-- Begin Data segment --

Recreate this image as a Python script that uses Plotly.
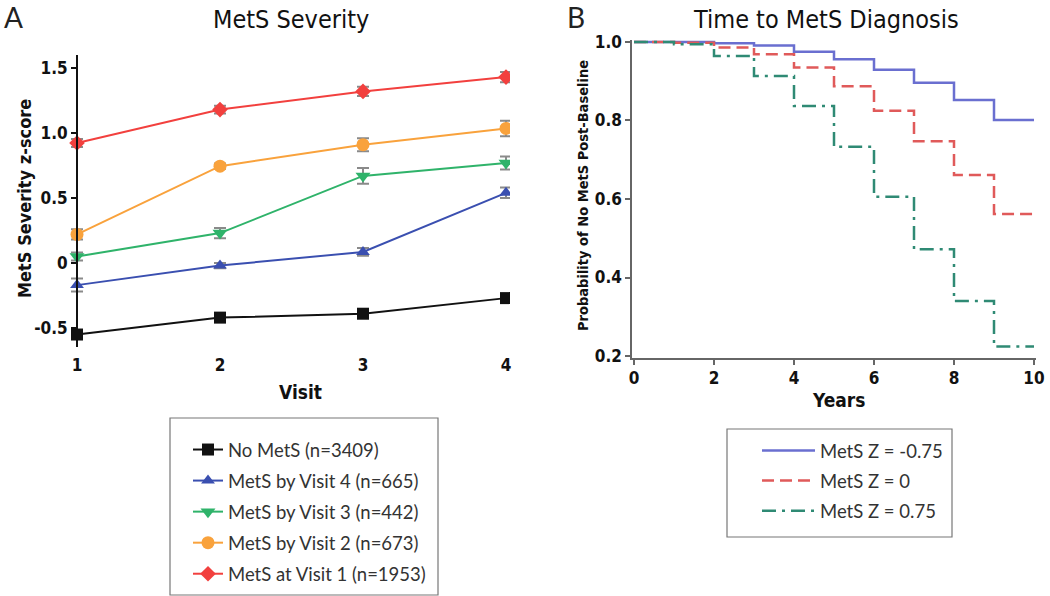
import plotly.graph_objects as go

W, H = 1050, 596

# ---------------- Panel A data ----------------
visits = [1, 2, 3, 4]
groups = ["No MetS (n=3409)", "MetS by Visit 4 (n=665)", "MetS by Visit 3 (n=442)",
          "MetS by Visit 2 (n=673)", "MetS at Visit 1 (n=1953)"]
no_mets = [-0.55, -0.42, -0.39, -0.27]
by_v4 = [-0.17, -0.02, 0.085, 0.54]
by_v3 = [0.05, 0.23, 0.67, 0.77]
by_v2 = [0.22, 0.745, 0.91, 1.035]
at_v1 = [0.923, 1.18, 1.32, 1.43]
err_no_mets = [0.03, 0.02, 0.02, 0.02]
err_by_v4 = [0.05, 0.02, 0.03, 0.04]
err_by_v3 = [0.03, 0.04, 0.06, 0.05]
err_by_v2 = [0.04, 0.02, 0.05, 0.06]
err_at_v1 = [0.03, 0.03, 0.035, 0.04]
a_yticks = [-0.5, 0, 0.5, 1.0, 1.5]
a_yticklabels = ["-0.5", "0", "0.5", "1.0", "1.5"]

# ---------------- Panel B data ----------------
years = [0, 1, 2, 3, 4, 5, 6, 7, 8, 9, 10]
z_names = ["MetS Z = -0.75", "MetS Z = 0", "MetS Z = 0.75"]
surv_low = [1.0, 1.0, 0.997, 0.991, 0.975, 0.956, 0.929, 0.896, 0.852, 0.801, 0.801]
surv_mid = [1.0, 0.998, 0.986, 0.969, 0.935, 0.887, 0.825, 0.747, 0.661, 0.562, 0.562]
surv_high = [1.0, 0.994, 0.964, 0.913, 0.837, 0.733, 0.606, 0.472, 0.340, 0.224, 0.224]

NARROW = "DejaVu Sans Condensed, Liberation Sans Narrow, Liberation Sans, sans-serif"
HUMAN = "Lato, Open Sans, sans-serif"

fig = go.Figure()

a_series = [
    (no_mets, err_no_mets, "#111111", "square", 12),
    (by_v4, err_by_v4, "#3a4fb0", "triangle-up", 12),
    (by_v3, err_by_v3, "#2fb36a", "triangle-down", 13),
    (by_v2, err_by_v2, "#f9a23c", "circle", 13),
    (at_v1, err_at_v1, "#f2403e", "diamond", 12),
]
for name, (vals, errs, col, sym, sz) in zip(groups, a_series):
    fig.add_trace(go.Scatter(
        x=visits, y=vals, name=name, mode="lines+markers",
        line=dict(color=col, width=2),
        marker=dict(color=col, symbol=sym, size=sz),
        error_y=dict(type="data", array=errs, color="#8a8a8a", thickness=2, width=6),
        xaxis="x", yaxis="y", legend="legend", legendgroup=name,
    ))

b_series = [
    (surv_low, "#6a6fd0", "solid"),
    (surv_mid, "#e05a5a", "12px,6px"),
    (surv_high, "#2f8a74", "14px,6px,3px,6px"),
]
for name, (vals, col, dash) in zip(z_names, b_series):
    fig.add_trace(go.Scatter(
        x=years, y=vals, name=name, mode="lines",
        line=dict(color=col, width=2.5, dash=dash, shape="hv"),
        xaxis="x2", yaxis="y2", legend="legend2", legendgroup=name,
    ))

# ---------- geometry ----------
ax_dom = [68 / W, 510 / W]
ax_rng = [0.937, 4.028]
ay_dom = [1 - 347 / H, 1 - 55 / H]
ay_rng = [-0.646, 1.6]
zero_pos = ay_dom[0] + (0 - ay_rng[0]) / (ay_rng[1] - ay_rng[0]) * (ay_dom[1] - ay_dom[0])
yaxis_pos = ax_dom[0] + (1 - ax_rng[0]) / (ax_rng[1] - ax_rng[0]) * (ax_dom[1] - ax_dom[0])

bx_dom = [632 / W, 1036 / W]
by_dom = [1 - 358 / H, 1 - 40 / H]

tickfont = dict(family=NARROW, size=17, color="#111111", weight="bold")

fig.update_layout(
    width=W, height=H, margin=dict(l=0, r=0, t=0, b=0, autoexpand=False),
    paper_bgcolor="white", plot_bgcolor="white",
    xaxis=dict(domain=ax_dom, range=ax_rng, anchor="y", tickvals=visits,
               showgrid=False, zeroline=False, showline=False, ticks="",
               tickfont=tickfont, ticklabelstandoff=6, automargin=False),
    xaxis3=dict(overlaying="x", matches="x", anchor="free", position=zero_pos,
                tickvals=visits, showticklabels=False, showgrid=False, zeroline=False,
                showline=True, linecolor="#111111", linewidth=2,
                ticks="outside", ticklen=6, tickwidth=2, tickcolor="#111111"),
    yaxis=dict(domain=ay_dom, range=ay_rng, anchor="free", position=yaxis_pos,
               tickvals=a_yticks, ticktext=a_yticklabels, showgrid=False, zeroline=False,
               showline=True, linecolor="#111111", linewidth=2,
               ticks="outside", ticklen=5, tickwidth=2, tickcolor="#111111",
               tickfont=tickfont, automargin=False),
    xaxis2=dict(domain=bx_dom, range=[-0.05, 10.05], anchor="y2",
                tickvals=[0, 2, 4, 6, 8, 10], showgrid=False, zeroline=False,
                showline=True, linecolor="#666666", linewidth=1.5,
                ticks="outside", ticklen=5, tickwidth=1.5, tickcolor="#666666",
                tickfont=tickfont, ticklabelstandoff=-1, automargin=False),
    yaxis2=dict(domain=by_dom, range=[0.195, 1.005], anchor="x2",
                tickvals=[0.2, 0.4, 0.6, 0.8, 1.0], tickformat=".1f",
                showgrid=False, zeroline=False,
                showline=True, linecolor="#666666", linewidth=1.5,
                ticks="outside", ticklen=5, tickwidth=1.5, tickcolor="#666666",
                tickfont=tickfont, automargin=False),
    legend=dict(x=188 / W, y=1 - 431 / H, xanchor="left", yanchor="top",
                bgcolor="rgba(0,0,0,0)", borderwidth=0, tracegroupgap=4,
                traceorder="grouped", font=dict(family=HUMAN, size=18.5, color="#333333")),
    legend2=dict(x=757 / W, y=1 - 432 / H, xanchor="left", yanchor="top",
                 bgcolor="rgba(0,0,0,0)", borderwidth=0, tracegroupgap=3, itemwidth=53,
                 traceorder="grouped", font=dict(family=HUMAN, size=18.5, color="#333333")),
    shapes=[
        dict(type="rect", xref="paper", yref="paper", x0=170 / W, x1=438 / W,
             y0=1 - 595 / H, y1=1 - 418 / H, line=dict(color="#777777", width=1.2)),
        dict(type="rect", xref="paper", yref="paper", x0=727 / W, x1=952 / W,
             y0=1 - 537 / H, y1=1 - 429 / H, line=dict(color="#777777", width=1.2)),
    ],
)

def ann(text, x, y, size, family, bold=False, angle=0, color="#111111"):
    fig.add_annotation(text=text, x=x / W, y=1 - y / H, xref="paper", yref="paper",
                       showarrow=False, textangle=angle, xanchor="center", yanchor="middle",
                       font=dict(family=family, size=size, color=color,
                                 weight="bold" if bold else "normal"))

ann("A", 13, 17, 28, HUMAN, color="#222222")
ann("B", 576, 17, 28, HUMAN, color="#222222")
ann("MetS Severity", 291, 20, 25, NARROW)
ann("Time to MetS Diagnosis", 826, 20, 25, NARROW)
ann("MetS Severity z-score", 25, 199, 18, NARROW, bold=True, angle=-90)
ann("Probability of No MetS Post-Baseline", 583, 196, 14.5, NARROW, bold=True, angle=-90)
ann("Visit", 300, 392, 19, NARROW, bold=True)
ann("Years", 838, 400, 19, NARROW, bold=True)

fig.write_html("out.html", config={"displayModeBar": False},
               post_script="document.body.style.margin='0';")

-- End Data segment --

| The task |
Quote the material word for word, dropping any images it holds.

| Task response |
Recreate this image as a Python script that uses Plotly.
import plotly.graph_objects as go

W, H = 1050, 596

# ---------------- Panel A data ----------------
visits = [1, 2, 3, 4]
groups = ["No MetS (n=3409)", "MetS by Visit 4 (n=665)", "MetS by Visit 3 (n=442)",
          "MetS by Visit 2 (n=673)", "MetS at Visit 1 (n=1953)"]
no_mets = [-0.55, -0.42, -0.39, -0.27]
by_v4 = [-0.17, -0.02, 0.085, 0.54]
by_v3 = [0.05, 0.23, 0.67, 0.77]
by_v2 = [0.22, 0.745, 0.91, 1.035]
at_v1 = [0.923, 1.18, 1.32, 1.43]
err_no_mets = [0.03, 0.02, 0.02, 0.02]
err_by_v4 = [0.05, 0.02, 0.03, 0.04]
err_by_v3 = [0.03, 0.04, 0.06, 0.05]
err_by_v2 = [0.04, 0.02, 0.05, 0.06]
err_at_v1 = [0.03, 0.03, 0.035, 0.04]
a_yticks = [-0.5, 0, 0.5, 1.0, 1.5]
a_yticklabels = ["-0.5", "0", "0.5", "1.0", "1.5"]

# ---------------- Panel B data ----------------
years = [0, 1, 2, 3, 4, 5, 6, 7, 8, 9, 10]
z_names = ["MetS Z = -0.75", "MetS Z = 0", "MetS Z = 0.75"]
surv_low = [1.0, 1.0, 0.997, 0.991, 0.975, 0.956, 0.929, 0.896, 0.852, 0.801, 0.801]
surv_mid = [1.0, 0.998, 0.986, 0.969, 0.935, 0.887, 0.825, 0.747, 0.661, 0.562, 0.562]
surv_high = [1.0, 0.994, 0.964, 0.913, 0.837, 0.733, 0.606, 0.472, 0.340, 0.224, 0.224]

NARROW = "DejaVu Sans Condensed, Liberation Sans Narrow, Liberation Sans, sans-serif"
HUMAN = "Lato, Open Sans, sans-serif"

fig = go.Figure()

a_series = [
    (no_mets, err_no_mets, "#111111", "square", 12),
    (by_v4, err_by_v4, "#3a4fb0", "triangle-up", 12),
    (by_v3, err_by_v3, "#2fb36a", "triangle-down", 13),
    (by_v2, err_by_v2, "#f9a23c", "circle", 13),
    (at_v1, err_at_v1, "#f2403e", "diamond", 12),
]
for name, (vals, errs, col, sym, sz) in zip(groups, a_series):
    fig.add_trace(go.Scatter(
        x=visits, y=vals, name=name, mode="lines+markers",
        line=dict(color=col, width=2),
        marker=dict(color=col, symbol=sym, size=sz),
        error_y=dict(type="data", array=errs, color="#8a8a8a", thickness=2, width=6),
        xaxis="x", yaxis="y", legend="legend", legendgroup=name,
    ))

b_series = [
    (surv_low, "#6a6fd0", "solid"),
    (surv_mid, "#e05a5a", "12px,6px"),
    (surv_high, "#2f8a74", "14px,6px,3px,6px"),
]
for name, (vals, col, dash) in zip(z_names, b_series):
    fig.add_trace(go.Scatter(
        x=years, y=vals, name=name, mode="lines",
        line=dict(color=col, width=2.5, dash=dash, shape="hv"),
        xaxis="x2", yaxis="y2", legend="legend2", legendgroup=name,
    ))

# ---------- geometry ----------
ax_dom = [68 / W, 510 / W]
ax_rng = [0.937, 4.028]
ay_dom = [1 - 347 / H, 1 - 55 / H]
ay_rng = [-0.646, 1.6]
zero_pos = ay_dom[0] + (0 - ay_rng[0]) / (ay_rng[1] - ay_rng[0]) * (ay_dom[1] - ay_dom[0])
yaxis_pos = ax_dom[0] + (1 - ax_rng[0]) / (ax_rng[1] - ax_rng[0]) * (ax_dom[1] - ax_dom[0])

bx_dom = [632 / W, 1036 / W]
by_dom = [1 - 358 / H, 1 - 40 / H]

tickfont = dict(family=NARROW, size=17, color="#111111", weight="bold")

fig.update_layout(
    width=W, height=H, margin=dict(l=0, r=0, t=0, b=0, autoexpand=False),
    paper_bgcolor="white", plot_bgcolor="white",
    xaxis=dict(domain=ax_dom, range=ax_rng, anchor="y", tickvals=visits,
               showgrid=False, zeroline=False, showline=False, ticks="",
               tickfont=tickfont, ticklabelstandoff=6, automargin=False),
    xaxis3=dict(overlaying="x", matches="x", anchor="free", position=zero_pos,
                tickvals=visits, showticklabels=False, showgrid=False, zeroline=False,
                showline=True, linecolor="#111111", linewidth=2,
                ticks="outside", ticklen=6, tickwidth=2, tickcolor="#111111"),
    yaxis=dict(domain=ay_dom, range=ay_rng, anchor="free", position=yaxis_pos,
               tickvals=a_yticks, ticktext=a_yticklabels, showgrid=False, zeroline=False,
               showline=True, linecolor="#111111", linewidth=2,
               ticks="outside", ticklen=5, tickwidth=2, tickcolor="#111111",
               tickfont=tickfont, automargin=False),
    xaxis2=dict(domain=bx_dom, range=[-0.05, 10.05], anchor="y2",
                tickvals=[0, 2, 4, 6, 8, 10], showgrid=False, zeroline=False,
                showline=True, linecolor="#666666", linewidth=1.5,
                ticks="outside", ticklen=5, tickwidth=1.5, tickcolor="#666666",
                tickfont=tickfont, ticklabelstandoff=-1, automargin=False),
    yaxis2=dict(domain=by_dom, range=[0.195, 1.005], anchor="x2",
                tickvals=[0.2, 0.4, 0.6, 0.8, 1.0], tickformat=".1f",
                showgrid=False, zeroline=False,
                showline=True, linecolor="#666666", linewidth=1.5,
                ticks="outside", ticklen=5, tickwidth=1.5, tickcolor="#666666",
                tickfont=tickfont, automargin=False),
    legend=dict(x=188 / W, y=1 - 431 / H, xanchor="left", yanchor="top",
                bgcolor="rgba(0,0,0,0)", borderwidth=0, tracegroupgap=4,
                traceorder="grouped", font=dict(family=HUMAN, size=18.5, color="#333333")),
    legend2=dict(x=757 / W, y=1 - 432 / H, xanchor="left", yanchor="top",
                 bgcolor="rgba(0,0,0,0)", borderwidth=0, tracegroupgap=3, itemwidth=53,
                 traceorder="grouped", font=dict(family=HUMAN, size=18.5, color="#333333")),
    shapes=[
        dict(type="rect", xref="paper", yref="paper", x0=170 / W, x1=438 / W,
             y0=1 - 595 / H, y1=1 - 418 / H, line=dict(color="#777777", width=1.2)),
        dict(type="rect", xref="paper", yref="paper", x0=727 / W, x1=952 / W,
             y0=1 - 537 / H, y1=1 - 429 / H, line=dict(color="#777777", width=1.2)),
    ],
)

def ann(text, x, y, size, family, bold=False, angle=0, color="#111111"):
    fig.add_annotation(text=text, x=x / W, y=1 - y / H, xref="paper", yref="paper",
                       showarrow=False, textangle=angle, xanchor="center", yanchor="middle",
                       font=dict(family=family, size=size, color=color,
                                 weight="bold" if bold else "normal"))

ann("A", 13, 17, 28, HUMAN, color="#222222")
ann("B", 576, 17, 28, HUMAN, color="#222222")
ann("MetS Severity", 291, 20, 25, NARROW)
ann("Time to MetS Diagnosis", 826, 20, 25, NARROW)
ann("MetS Severity z-score", 25, 199, 18, NARROW, bold=True, angle=-90)
ann("Probability of No MetS Post-Baseline", 583, 196, 14.5, NARROW, bold=True, angle=-90)
ann("Visit", 300, 392, 19, NARROW, bold=True)
ann("Years", 838, 400, 19, NARROW, bold=True)

fig.write_html("out.html", config={"displayModeBar": False},
               post_script="document.body.style.margin='0';")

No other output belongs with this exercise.